Performing colorectal surgery laparoscopically instead of via open techniques may reduce the risk of post-operative clotting, according to a study published in the Archives of Surgery.
In an analysis of nearly 150,000 patients who underwent colorectal surgery over a 5-year period, those who had open procedures "were almost twice as likely to develop [venous thromboembolism] compared with patients" who had minimally invasive surgery, say researchers from the University of California-Irvine Medical Center. Specifically, 1.44% of open surgery patients developed VTE, compared with 0.83% of laparoscopic surgery patients.
The decreased risk of blood clotting may be attributed to the shorter recovery times, reduced post-op pain and reduced bowel obstruction associated with laparoscopic vs. open surgery, suggest the researchers.
Basing their analysis on National Inpatient Sample data from about 20% of U.S. hospitals between 2002 and 2006, the authors also identify several other statistically significant risk factors for VTE among colorectal surgery patients, including inflammatory bowel disease, patients undergoing rectal resections, cancer, obesity and congestive heart failure.
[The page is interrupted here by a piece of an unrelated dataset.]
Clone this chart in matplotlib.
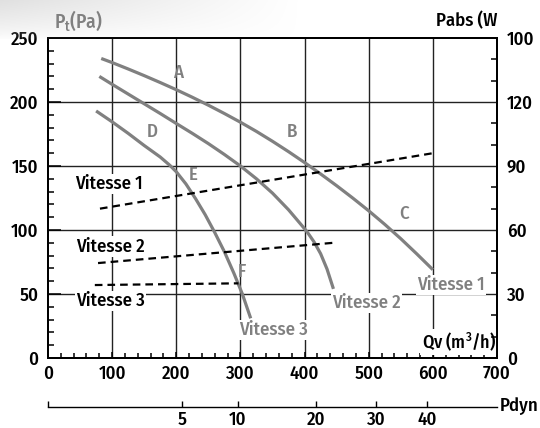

"These findings may help colorectal surgeons use appropriate VTE prophylaxis for patients" undergoing such procedures, write the authors.
"VTE is one factor for mortality associated with colorectal surgery. Anything you can do to reduce the incidence should be utilized," says co-author Ninh Nguyen, MD. He noted that just because the risk is lower for patients having minimally invasive procedures doesn't mean you can eliminate prophylaxis for those patients.